Recent California Cases of Note

By February 1, 2013 October 25th, 2018 Insurance Blog, Larry Arnold

Larry Arnold

I have come across a few California cases that I thought you might find interesting.

The amount listed in the declarations for “actual cash value” is a limit and does not create a “valued” property policy.

In the case of George v. Automobile Club of Southern California ((2011) 201 Cal.App.4th 431), the Court of Appeal found that pursuant to Insurance Code section 410, a property policy is either “open” or “valued.”  Pursuant to Insurance Code section 411, an “open” policy is “one in which the value of the subject matter is not agreed upon, but is left to be ascertained in case of loss.”  In contrast, pursuant to Insurance Code section 412, a “valued” policy is “one which expresses on its face an agreement that the thing insured shall be valued at a specified sum.”  The appellate court held that the insured’s interpretation of the policy was inconsistent with the language of the policy’s loss payment cause, which provided for payment “up to” the limit.  The Court further noted that the insured’s interpretation was inconsistent with the fact that the policy contained an appraisal clause, which provided a procedure for resolving disputes about value in the event of a total loss.

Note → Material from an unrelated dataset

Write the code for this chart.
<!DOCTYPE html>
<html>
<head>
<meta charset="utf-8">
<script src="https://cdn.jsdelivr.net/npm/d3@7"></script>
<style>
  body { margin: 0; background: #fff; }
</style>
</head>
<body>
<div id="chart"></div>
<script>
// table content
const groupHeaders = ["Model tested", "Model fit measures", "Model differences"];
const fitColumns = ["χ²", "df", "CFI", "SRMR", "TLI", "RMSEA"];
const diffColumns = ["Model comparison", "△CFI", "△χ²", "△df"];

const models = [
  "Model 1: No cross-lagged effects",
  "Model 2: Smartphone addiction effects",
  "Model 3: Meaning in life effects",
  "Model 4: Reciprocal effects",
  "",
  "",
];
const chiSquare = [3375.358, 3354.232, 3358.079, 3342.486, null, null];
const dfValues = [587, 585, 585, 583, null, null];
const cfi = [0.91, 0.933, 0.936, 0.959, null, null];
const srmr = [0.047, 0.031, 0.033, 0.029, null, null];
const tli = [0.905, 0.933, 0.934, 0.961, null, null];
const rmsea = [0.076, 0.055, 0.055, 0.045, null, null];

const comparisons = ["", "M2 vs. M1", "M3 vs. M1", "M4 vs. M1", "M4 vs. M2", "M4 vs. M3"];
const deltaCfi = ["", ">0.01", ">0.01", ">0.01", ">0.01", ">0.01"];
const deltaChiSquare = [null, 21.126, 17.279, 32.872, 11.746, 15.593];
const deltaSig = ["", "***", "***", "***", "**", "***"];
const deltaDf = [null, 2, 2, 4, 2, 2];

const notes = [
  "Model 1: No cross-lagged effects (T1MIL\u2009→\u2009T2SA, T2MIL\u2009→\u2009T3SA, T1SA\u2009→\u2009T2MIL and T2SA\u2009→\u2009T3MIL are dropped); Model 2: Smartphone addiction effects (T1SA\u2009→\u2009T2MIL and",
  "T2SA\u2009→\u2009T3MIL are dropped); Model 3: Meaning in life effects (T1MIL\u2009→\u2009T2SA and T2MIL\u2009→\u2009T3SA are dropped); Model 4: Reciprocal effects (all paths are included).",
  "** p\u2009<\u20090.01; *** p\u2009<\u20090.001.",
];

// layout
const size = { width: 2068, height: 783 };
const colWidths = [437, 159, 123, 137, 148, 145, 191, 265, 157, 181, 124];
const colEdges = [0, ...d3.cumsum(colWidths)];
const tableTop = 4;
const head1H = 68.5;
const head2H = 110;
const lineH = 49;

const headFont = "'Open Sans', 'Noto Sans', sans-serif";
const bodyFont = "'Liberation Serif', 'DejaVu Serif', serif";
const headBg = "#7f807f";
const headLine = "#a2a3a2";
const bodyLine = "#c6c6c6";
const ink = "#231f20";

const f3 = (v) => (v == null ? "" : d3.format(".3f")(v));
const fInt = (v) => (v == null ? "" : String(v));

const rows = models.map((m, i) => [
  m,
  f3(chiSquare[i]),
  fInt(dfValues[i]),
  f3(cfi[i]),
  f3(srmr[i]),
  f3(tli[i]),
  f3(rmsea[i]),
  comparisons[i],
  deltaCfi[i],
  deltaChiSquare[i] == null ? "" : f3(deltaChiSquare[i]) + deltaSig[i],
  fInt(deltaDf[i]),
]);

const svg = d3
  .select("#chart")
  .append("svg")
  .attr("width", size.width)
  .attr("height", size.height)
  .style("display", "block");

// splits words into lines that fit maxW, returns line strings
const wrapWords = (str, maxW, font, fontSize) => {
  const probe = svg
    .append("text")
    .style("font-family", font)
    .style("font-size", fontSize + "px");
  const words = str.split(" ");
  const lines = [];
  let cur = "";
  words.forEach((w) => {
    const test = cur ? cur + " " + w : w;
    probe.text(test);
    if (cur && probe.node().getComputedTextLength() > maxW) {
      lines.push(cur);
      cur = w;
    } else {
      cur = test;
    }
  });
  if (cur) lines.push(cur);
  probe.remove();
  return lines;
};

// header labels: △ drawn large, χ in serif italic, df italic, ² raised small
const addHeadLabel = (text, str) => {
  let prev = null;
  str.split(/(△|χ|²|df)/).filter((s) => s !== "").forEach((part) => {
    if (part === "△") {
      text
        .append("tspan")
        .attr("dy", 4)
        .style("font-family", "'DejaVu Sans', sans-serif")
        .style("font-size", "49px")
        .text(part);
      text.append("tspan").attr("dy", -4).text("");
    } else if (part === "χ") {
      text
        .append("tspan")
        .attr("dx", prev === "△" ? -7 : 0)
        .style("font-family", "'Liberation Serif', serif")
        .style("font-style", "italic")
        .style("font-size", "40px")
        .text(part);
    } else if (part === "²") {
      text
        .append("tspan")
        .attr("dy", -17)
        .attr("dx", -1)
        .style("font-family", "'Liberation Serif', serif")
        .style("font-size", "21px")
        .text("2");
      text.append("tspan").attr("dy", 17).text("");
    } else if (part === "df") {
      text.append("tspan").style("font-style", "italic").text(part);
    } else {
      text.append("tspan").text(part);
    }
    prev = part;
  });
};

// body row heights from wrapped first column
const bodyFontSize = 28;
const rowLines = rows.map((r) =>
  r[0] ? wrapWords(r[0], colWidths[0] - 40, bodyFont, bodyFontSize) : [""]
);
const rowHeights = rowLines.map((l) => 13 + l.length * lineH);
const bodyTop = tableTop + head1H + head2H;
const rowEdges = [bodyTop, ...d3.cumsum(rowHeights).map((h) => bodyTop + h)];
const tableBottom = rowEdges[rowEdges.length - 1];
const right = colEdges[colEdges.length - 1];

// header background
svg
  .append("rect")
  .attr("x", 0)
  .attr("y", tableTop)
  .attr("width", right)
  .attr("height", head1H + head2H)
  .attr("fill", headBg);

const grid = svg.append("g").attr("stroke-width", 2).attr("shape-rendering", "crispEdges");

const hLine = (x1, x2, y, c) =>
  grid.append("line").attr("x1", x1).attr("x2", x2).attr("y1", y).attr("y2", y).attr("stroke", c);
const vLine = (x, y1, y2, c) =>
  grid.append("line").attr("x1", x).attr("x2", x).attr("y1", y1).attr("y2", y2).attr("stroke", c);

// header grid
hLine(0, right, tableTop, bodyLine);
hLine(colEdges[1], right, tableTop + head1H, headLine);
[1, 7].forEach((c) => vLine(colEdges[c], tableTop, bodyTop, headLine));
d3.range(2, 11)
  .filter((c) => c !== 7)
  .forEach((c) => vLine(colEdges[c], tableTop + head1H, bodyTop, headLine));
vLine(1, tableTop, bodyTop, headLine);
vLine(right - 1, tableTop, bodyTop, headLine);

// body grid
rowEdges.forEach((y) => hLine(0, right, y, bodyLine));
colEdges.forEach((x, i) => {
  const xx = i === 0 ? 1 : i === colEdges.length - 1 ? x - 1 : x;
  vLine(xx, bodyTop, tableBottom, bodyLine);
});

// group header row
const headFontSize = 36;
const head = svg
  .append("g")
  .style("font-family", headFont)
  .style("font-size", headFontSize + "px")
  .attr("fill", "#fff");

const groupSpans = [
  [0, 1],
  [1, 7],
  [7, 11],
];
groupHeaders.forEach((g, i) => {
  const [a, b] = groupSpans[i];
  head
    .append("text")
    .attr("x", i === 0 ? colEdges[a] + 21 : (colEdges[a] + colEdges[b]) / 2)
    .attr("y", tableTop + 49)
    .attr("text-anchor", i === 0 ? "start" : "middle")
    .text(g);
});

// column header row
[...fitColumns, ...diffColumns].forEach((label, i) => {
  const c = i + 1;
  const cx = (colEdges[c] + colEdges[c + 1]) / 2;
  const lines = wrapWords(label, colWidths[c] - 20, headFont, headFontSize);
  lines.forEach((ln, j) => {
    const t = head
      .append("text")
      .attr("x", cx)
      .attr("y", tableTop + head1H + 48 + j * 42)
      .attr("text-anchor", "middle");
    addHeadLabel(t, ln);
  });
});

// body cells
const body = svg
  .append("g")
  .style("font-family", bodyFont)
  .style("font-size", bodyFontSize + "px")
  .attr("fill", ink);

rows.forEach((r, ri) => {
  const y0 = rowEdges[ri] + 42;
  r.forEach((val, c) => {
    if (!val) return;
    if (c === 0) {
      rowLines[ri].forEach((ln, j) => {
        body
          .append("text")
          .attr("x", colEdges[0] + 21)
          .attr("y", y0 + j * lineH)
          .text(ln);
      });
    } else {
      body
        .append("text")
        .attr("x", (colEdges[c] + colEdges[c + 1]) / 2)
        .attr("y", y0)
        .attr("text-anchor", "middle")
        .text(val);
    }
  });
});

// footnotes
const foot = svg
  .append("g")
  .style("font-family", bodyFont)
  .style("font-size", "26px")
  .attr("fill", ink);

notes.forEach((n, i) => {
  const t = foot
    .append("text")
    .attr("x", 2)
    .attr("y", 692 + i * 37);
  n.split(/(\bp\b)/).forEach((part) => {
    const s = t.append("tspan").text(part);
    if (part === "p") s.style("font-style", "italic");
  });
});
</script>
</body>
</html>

Domestic water backup or overflow exclusion enforced.

In Cardio Diagnostic Imaging, Inc. v. Farmers Insurance Exchange (2012) W.L. 6619029, the appellate court held that the policy exclusion for water that “backs up or overflows from a sewer, drain or sump” unambiguously applied to damage caused by water that overflowed from a toilet in a third floor suite, occupied by a third party, and leaked into the first floor suite occupied by the insured.  The loss was the result of a blockage in the sewer line, approximately 20 to 40 feet below the toilet, which prevented excess water in the toilet from draining into the sewer after the intake mechanism in the toilet failed to shut off.  In order for the exclusion  to apply, it was not necessary for the water to have come from inside the sewer or drain because the policy expressly excluded water that “backs up or overflows” from a sewer or drain.  Even though the water that overflowed came from the toilet, the toilet was attached to a drain, and the undisputed cause of the overflow was a blockage in the sewer line below.

A property insurer must promptly object to late notice of claim, and must establish substantial prejudice from failure to submit to a sworn proof of loss.

In Henderson v. Farmers Group, Inc. ((2012) 210 Cal.App.4th 459), the appellate court found that the insured had waited nine months to report a loss and noted that Insurance Code section 450 provides in part, as follows: “In case of loss upon an insurance against fire, an insurer is exonerated if notice thereof is not given to him without unnecessary delay…”  The appellate court held that even though Farmers had sustained substantial prejudice because of the delay, it had waived the defense.  In reaching this conclusion, the appellate court relied upon Insurance Code section 554 which provides, in part, that: “delay in the presentation… of notice… of loss is waived, if [the insurer] omits to make objection promptly and specifically upon that ground.”  The appellate court also found that while the insured failed to submit a proof of loss within 60 days, the failure to submit the proof of loss had not caused substantial prejudice to Farmers.  This was supported by the fact that Farmers admitted that it had based its determination of damage (or lack thereof) on the findings of the industrial hygienist that Farmers had retained.

Please note, however, that the California Supreme Court has granted review of this case which decertifies this opinion.